Over the last two weeks I’ve had a chance to see a number of the candidates in action and thought I share this analysis on the leadership race. I was also prompted by this fun link Rikia S sent me which outlines the current betting odds on the candidates. Of course, before beginning, my standard disclaimer on the Leadership race applies: Anything can happen and predicting this thing, even remotely, is an impossibility. But isn’t that what makes it fun to observer and participate in?
First let’s look at Kennedy, with whom I’ve come to like more and more. I first ran into Kennedy at the Public Policy Forum Banquet in Toronto back on April 6th and he seemed almost shy (to be fair it was a big night for Bob Rae). However, I recently saw him speak, along with Martha Hall Findlay, at the Progressive North Forum and was struck by his (and Martha’s) passion for party renewal. He was also receptive towards the current bee in my bonnet: getting the party to solicit neutral outsiders such as Deloitte or Elections Canada to run internal elections (more on this in the future). Obviously, Kennedy’s key challenge is his inability to communicate with sufficient effectiveness in French. A lot of Liberals are worried about our prospects in Quebec so I imagine that for many delegates, no matter how attractive Kennedy is, this issue is a dealbreaker. That makes Kennedy a long shot.
Of the remaining viable candidates, I confess knowing the least about Dion. However, if there is going to be a dark horse, it is going to be Dion (something confirmed in my mind by today’s EKOS poll cited in the Toronto Star). If he can deliver a rousing speech at the conference then Dion may capture delegates nervous about Rae and Ignatieff. The problem for Dion is that he’s got to capture A LOT of delegates. Still more problematically, delegates don’t follow leaders the way they used to, so even if Kennedy threw his support behind Rae, he still has a big hill to climb.

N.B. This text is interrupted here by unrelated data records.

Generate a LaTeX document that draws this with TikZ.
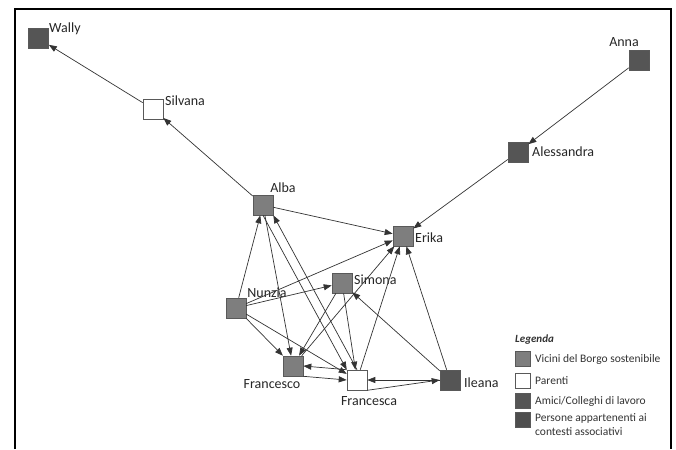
\documentclass[tikz,border=0pt]{standalone}
\usepackage{fontspec}
\setmainfont{Carlito}
\usetikzlibrary{arrows.meta}
\definecolor{midg}{HTML}{7E7E7E}
\definecolor{darkg}{HTML}{555555}
\definecolor{darkerg}{HTML}{4E4E4E}
\tikzset{
  nd/.style={draw=black!65, line width=0.6pt, minimum size=20pt, inner sep=0pt, rectangle},
  vic/.style={nd, fill=midg},
  par/.style={nd, fill=white},
  ami/.style={nd, fill=darkg},
  lbl/.style={font=\fontsize{14}{14}\selectfont, inner sep=0pt, text=black!85},
  edge/.style={draw=black!80, line width=0.7pt, -{Triangle[length=8pt,width=6pt]}},
  lgbox/.style={draw=black!65, line width=0.6pt, minimum size=15pt, inner sep=0pt},
  lgtxt/.style={font=\fontsize{11.5}{14}\selectfont, inner sep=0pt, anchor=west, align=left, text=black!80}
}
\begin{document}
\begin{tikzpicture}[x=1pt,y=-1pt]
\useasboundingbox (0,0) rectangle (676,449);
\fill[white] (0,0) rectangle (676,449);
\draw[line width=2pt] (15,449) -- (15,9) -- (671,9) -- (671,449);

% nodes
\node[ami] (Wally) at (38.5,38.5) {};
\node[par] (Silvana) at (153,109) {};
\node[ami] (Anna) at (639,60) {};
\node[ami] (Alessandra) at (518,152) {};
\node[vic] (Alba) at (263,205) {};
\node[vic] (Erika) at (403,236) {};
\node[vic] (Simona) at (342,283) {};
\node[vic] (Nunzia) at (236,308) {};
\node[vic] (Francesco) at (293,366) {};
\node[par] (Francesca) at (357,380) {};
\node[ami] (Ileana) at (450,380) {};

% labels
\node[lbl, anchor=west] (lWally) at (49,29) {Wally};
\node[lbl, anchor=west] (lSilvana) at (165,101) {Silvana};
\node[lbl] (lAnna) at (624,42) {Anna};
\node[lbl, anchor=west] (lAlessandra) at (532,152) {Alessandra};
\node[lbl] (lAlba) at (283,188) {Alba};
\node[lbl, anchor=west] (lErika) at (415,238) {Erika};
\node[lbl, anchor=west] (lSimona) at (354,280) {Simona};
\node[lbl] (lNunzia) at (267,293) {Nunzia};
\node[lbl] (lFrancesco) at (272,384) {Francesco};
\node[lbl] (lFrancesca) at (369,401) {Francesca};
\node[lbl, anchor=west] (lIleana) at (464,383) {Ileana};

% edges
\draw[edge] (Silvana) -- (Wally);
\draw[edge] (Alba) -- (Silvana);
\draw[edge] (Anna) -- (Alessandra);
\draw[edge] (Alessandra) -- (Erika);
\draw[edge] (Alba) -- (Erika);
\draw[edge] (Nunzia) -- (Alba);
\draw[edge] (Alba) -- (Francesco);
\draw[edge] (Alba.south) -- (Francesca.north west);
\draw[edge] (Francesca.north) -- (Alba.south east);
\draw[edge] (Nunzia) -- (Erika);
\draw[edge] (Nunzia) -- (Simona);
\draw[edge] (Nunzia) -- (Francesco);
\draw[edge] (Nunzia) -- (Francesca);
\draw[edge] (Simona) -- (Francesco);
\draw[edge] (Simona) -- (Francesca);
\draw[edge] (Francesco) -- (Erika);
\draw[edge] (Francesca) -- (Erika);
\draw[edge] (Ileana) -- (Erika);
\draw[edge] (Ileana) -- (Simona);
\draw[edge] (Francesca.north west) -- (Francesco.east);
\draw[edge] (Francesco.south east) -- (Francesca.west);
\draw[edge] (Ileana.west) -- (Francesca.east);
\draw[edge] (Francesca.south east) -- (Ileana.west);

% legend
\node[font=\fontsize{11}{11}\selectfont\bfseries\itshape, anchor=west, inner sep=0pt, text=black!80] (lgt) at (515,340) {Legenda};
\node[lgbox, fill=midg] (lg1) at (523,359) {};
\node[lgbox, fill=white] (lg2) at (523,381) {};
\node[lgbox, fill=darkg] (lg3) at (523,401) {};
\node[lgbox, fill=darkerg] (lg4) at (523,420) {};
\node[lgtxt] (lt1) at (535,359) {Vicini del Borgo sostenibile};
\node[lgtxt] (lt2) at (535,381) {Parenti};
\node[lgtxt] (lt3) at (535,401) {Amici/Colleghi di lavoro};
\node[lgtxt, anchor=north west] (lt4) at (535,413) {Persone appartenenti ai\\contesti associativi};
\end{tikzpicture}
\end{document}
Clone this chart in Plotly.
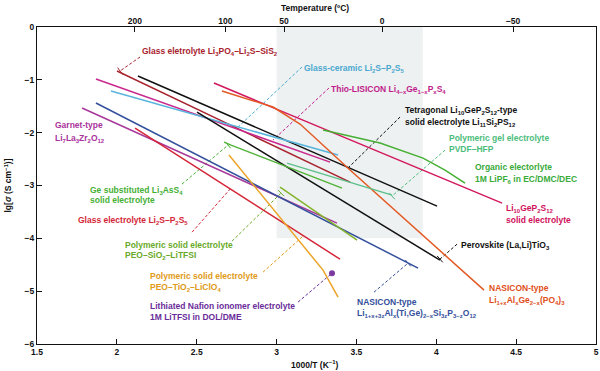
import math
import plotly.graph_objects as go

FONT = "Liberation Sans, Arial, sans-serif"

# ---------------- data (1000/T in K^-1, lg sigma in S/cm) ----------------
series_names = [
    "Li3PO4-Li2S-SiS2", "Tetragonal Li11Si2PS12", "Thio-LISICON", "Glass-ceramic Li2S-P2S5",
    "Garnet LLZO", "NASICON Ti/Ge", "Glass Li2S-P2S5", "Li10GeP2S12", "Perovskite",
    "NASICON Ge", "Organic LiPF6", "Ge-Li3AsS4", "PVDF-HFP", "PEO-SiO2-LiTFSI", "PEO-TiO2-LiClO4",
]
series_x = [
    [2.001, 3.46],
    [2.132, 4.005],
    [1.869, 3.335],
    [1.963, 3.385],
    [1.782, 3.378],
    [1.869, 3.886],
    [2.114, 3.397],
    [2.608, 4.412],
    [2.502, 4.023],
    [2.658, 2.978, 3.147, 3.46, 4.299],
    [3.291, 3.648, 3.917, 4.055, 4.18],
    [2.671, 2.715, 3.41],
    [3.065, 3.723],
    [3.022, 3.504],
    [2.702, 3.291, 3.385],
]
series_y = [
    [-0.833, -2.936],
    [-0.928, -3.39],
    [-0.985, -2.557],
    [-1.212, -2.424],
    [-1.534, -3.712],
    [-1.439, -4.564],
    [-1.913, -4.394],
    [-1.061, -3.333],
    [-1.61, -4.413],
    [-1.212, -1.515, -1.837, -2.708, -4.981],
    [-1.951, -2.197, -2.481, -2.708, -2.955],
    [-2.178, -2.235, -3.049],
    [-2.576, -3.182],
    [-3.03, -4.034],
    [-2.424, -4.602, -5.114],
]
series_colors = [
    "#a8232e", "#111111", "#c8288e", "#58b4dc", "#a8389a", "#34509c", "#d42638",
    "#d2185e", "#111111", "#e25a24", "#46b034", "#52b43a", "#5cc08a", "#84b42c", "#eba428",
]

nafion_x = [3.347]
nafion_y = [-4.659]

# labels: (lines, x, y list, colour)
labels = [
    (["Glass eletrolyte Li<sub>3</sub>PO<sub>4</sub>–Li<sub>2</sub>S–SiS<sub>2</sub>"], 2.145, [-0.455], "#a8232e"),
    (["Glass-ceramic Li<sub>2</sub>S–P<sub>2</sub>S<sub>5</sub>"], 3.159, [-0.777], "#4aa8d0"),
    (["Thio-LISICON Li<sub>4−x</sub>Ge<sub>1−x</sub>P<sub>x</sub>S<sub>4</sub>"], 3.328, [-1.174], "#c01c8c"),
    (["Tetragonal Li<sub>10</sub>GeP<sub>2</sub>S<sub>12</sub>-type",
      "solid electrolyte Li<sub>11</sub>Si<sub>2</sub>PS<sub>12</sub>"], 3.792, [-1.572, -1.80], "#111111"),
    (["Garnet-type", "Li<sub>7</sub>La<sub>3</sub>Zr<sub>2</sub>O<sub>12</sub>"], 1.6, [-1.856, -2.102], "#a8329c"),
    (["Polymeric gel electrolyte", "PVDF–HFP"], 4.067, [-2.102, -2.31], "#4cbc7c"),
    (["Organic electorlyte", "1M LiPF<sub>6</sub> in EC/DMC/DEC"], 4.23, [-2.652, -2.879], "#3aaa3a"),
    (["Li<sub>10</sub>GeP<sub>2</sub>S<sub>12</sub>", "solid electrolyte"], 4.424, [-3.428, -3.655], "#d0105a"),
    (["Perovskite (La,Li)TiO<sub>3</sub>"], 4.142, [-4.129], "#111111"),
    (["NASICON-type", "Li<sub>1+x</sub>Al<sub>x</sub>Ge<sub>2−x</sub>(PO<sub>4</sub>)<sub>3</sub>"], 4.318, [-4.943, -5.17], "#e05020"),
    (["NASICON-type",
      "Li<sub>1+x+3z</sub>Al<sub>x</sub>(Ti,Ge)<sub>2−x</sub>Si<sub>3z</sub>P<sub>3−z</sub>O<sub>12</sub>"], 3.491, [-5.208, -5.417], "#34509c"),
    (["Lithiated Nafion ionomer electrolyte", "1M LiTFSI in DOL/DME"], 2.195, [-5.284, -5.492], "#6a2c9a"),
    (["Polymeric solid electrolyte", "PEO–TiO<sub>2</sub>–LiClO<sub>4</sub>"], 2.195, [-4.716, -4.924], "#e09a18"),
    (["Polymeric solid electrolyte", "PEO–SiO<sub>2</sub>–LiTFSI"], 2.039, [-4.129, -4.318], "#6aaa2a"),
    (["Glass electrolyte Li<sub>2</sub>S–P<sub>2</sub>S<sub>5</sub>"], 1.744, [-3.655], "#d42638"),
    (["Ge substituted Li<sub>3</sub>AsS<sub>4</sub>", "solid electrolyte"], 1.819, [-3.087, -3.277], "#46b034"),
]

# leader lines: ([x0, x1], [y0, y1], colour, end tick?)
pointers = [
    ([2.145, 2.02], [-0.568, -0.833], "#a8232e", True),
    ([3.159, 2.752], [-0.758, -1.913], "#4aa8d0", False),
    ([3.328, 2.978], [-1.155, -2.14], "#c01c8c", False),
    ([3.773, 3.447], [-1.705, -2.67], "#111111", False),
    ([4.055, 3.723], [-2.33, -3.2], "#4cbc7c", True),
    ([4.13, 4.023], [-4.11, -4.394], "#111111", True),
    ([3.61, 3.823], [-5.019, -4.47], "#34509c", True),
    ([3.134, 3.347], [-5.208, -4.659], "#6a2c9a", False),
    ([2.915, 3.166], [-4.64, -3.958], "#e09a18", False),
    ([2.721, 3.028], [-4.053, -3.144], "#6aaa2a", True),
    ([2.471, 2.709], [-3.883, -3.068], "#d42638", False),
    ([2.408, 2.696], [-2.973, -2.235], "#46b034", True),
]

bottom_ticks = [1.5, 2, 2.5, 3, 3.5, 4, 4.5, 5]
left_ticks = [0, -1, -2, -3, -4, -5, -6]
temp_tick_labels = ["200", "100", "50", "0", "−50"]
temp_tick_pos = [2.113, 2.68, 3.047, 3.661, 4.481]   # as placed in the original figure
shade_x = [3.0, 3.915]
shade_y = [-4.0, 0.0]

X_RANGE = [1.5, 5]
Y_RANGE = [-6, 0]
W, H = 600, 371
M = dict(l=37, r=4, t=27, b=27)
# screen pixels per data unit (for orienting the little end ticks of the leaders)
sx = (W - M["l"] - M["r"]) / (X_RANGE[1] - X_RANGE[0])
sy = (H - M["t"] - M["b"]) / (Y_RANGE[1] - Y_RANGE[0])

# ---------------- figure ----------------
fig = go.Figure()

fig.add_shape(type="rect", xref="x", yref="y", x0=shade_x[0], x1=shade_x[1],
              y0=shade_y[0], y1=shade_y[1], fillcolor="#eef1f1", line_width=0, layer="below")

for px, py, c, tick in pointers:
    fig.add_trace(go.Scatter(x=px, y=py, mode="lines", line=dict(color=c, width=1, dash="3px,2px"),
                             hoverinfo="skip", showlegend=False))
    if tick:
        ang = math.degrees(math.atan2(-(py[1] - py[0]) * sy, (px[1] - px[0]) * sx)) + 90
        fig.add_trace(go.Scatter(x=[px[1]], y=[py[1]], mode="markers", hoverinfo="skip", showlegend=False,
                                 marker=dict(symbol="line-ew", size=6, angle=ang,
                                             line=dict(color=c, width=1))))

for name, xs, ys, c in zip(series_names, series_x, series_y, series_colors):
    fig.add_trace(go.Scatter(x=xs, y=ys, mode="lines", name=name,
                             line=dict(color=c, width=1.5), showlegend=False))

fig.add_trace(go.Scatter(x=nafion_x, y=nafion_y, mode="markers",
                         marker=dict(color="#7a3aa0", size=6), showlegend=False))

# invisible trace for top axis
fig.add_trace(go.Scatter(x=X_RANGE, y=[None, None], xaxis="x2", showlegend=False, hoverinfo="skip"))

LBL = dict(family=FONT, size=8.5)
for lines, lx, lys, c in labels:
    for t, ly in zip(lines, lys):
        fig.add_annotation(x=lx, y=ly, xref="x", yref="y", text="<b>" + t + "</b>", showarrow=False,
                           xanchor="left", yanchor="middle", font=dict(LBL, color=c))

tick_font = dict(family=FONT, size=8.5, color="#111111", weight="bold")
common = dict(ticks="inside", ticklen=5, tickcolor="#111", showgrid=False, zeroline=False,
              tickfont=tick_font, automargin=False)
fig.update_layout(
    width=W, height=H,
    margin=dict(M, autoexpand=False),
    paper_bgcolor="white", plot_bgcolor="white",
    xaxis=dict(range=X_RANGE, tickvals=bottom_ticks, ticktext=["1.5", "2", "2.5", "3", "3.5", "4", "4.5", "5"],
               showline=True, linecolor="#111", linewidth=1, mirror=True, **common),
    xaxis2=dict(range=X_RANGE, overlaying="x", side="top",
                tickvals=temp_tick_pos, ticktext=temp_tick_labels,
                showline=False, **common),
    yaxis=dict(range=Y_RANGE, tickvals=left_ticks, ticktext=[str(v).replace("-", "−") for v in left_ticks],
               showline=True, linecolor="#111", linewidth=1, mirror=True, **common),
)
TF = dict(family=FONT, size=8.5, color="#111")
fig.add_annotation(text="<b>Temperature (ºC)</b>", xref="paper", yref="paper", x=(315 - 37) / 559, y=1.0,
                   yshift=19, xanchor="center", yanchor="middle", showarrow=False, font=TF)
fig.add_annotation(text="<b>1000/T (K<sup>−1</sup>)</b>", xref="paper", yref="paper", x=(315 - 37) / 559, y=0.0,
                   yshift=-20, xanchor="center", yanchor="middle", showarrow=False, font=TF)
fig.add_annotation(text="<b>lg[<i>σ</i> (S cm<sup>−1</sup>)]</b>", xref="paper", yref="paper", x=0.0, y=0.5,
                   xshift=-29, xanchor="center", yanchor="middle", textangle=-90, showarrow=False, font=TF)

fig.write_html("out.html", config={"displayModeBar": False},
               post_script="document.body.style.margin='0px';")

(For full disclosure I’ve done some policy work on the Ignatieff campaign). Ignatieff delegates number puts him in a strong position. But he has taken a serious pounding in the press of late. The good part of this is that, based on some of the speeches he’s given, he appears to have learned a lot from the process – exactly what a leadership race should do. Prospective Iggy delegates are going to ask themselves two questions: has he learned enough that he is ready to lead, and do I like enough of what he says (on the environment, foreign policy, rural-urban divide, nation in a nation) to counterbalance that which I don’t like (foreign policy, nation in a nation). The bad news for Ignatieff is that he may have to work harder then some of the other candidates to grow. The good news is that he comes into the convention with a lead and so needs to grow less. As Paul Wells pointed out quite some time ago, Ignatieff only has to siphon off 1 in 4 delegates from other candidates to win. That may be harder for him to accomplish today then when Well’s wrote it, but it is not impossible. This is still a race between Ignatieff and Rae.
At that same conference I mentioned above I also shared a panel with Bob Rae. I’ve seen Rae give speeches before but this was first time I’ve observed and engaged him in conversation. The man is clearly the most polished politician among the contenders. His capacity to absorb, dissect and pick apart an argument is everything it is cracked up to be. Regardless of the outcome I’m glad he’s onboard, minds like his can only make the party stronger. Indeed, hanging out with Andrew M. yesterday reminded me of how much crow I’m having to eat about Rae. Given Rae’s history I thought he would be a tough sell in Ontario (he still has a lot of work to do) and that members would be more likely to opt for someone else. It looks like I could not have been more wrong. Rae has avoided the pounding in the press Ignatieff’s received (indeed the G&M’s critical Editorial of him was basically laudatory) but has not been ignored (like Kennedy or Dion). Consequently, for the other candidate, Rae may now be the man to beat – his baggage does not (so far) seem to be weighing him down, he’s fluently bilingual, he’s the most polished and he’s working from a good base.
All this means that the convention will be a rip roaring good time… and that the speeches between ballots will be hyper-important. You will have throngs of delegates looking to be inspired and persuaded – the candidate able to capture that energy is going to have a decisive advantage.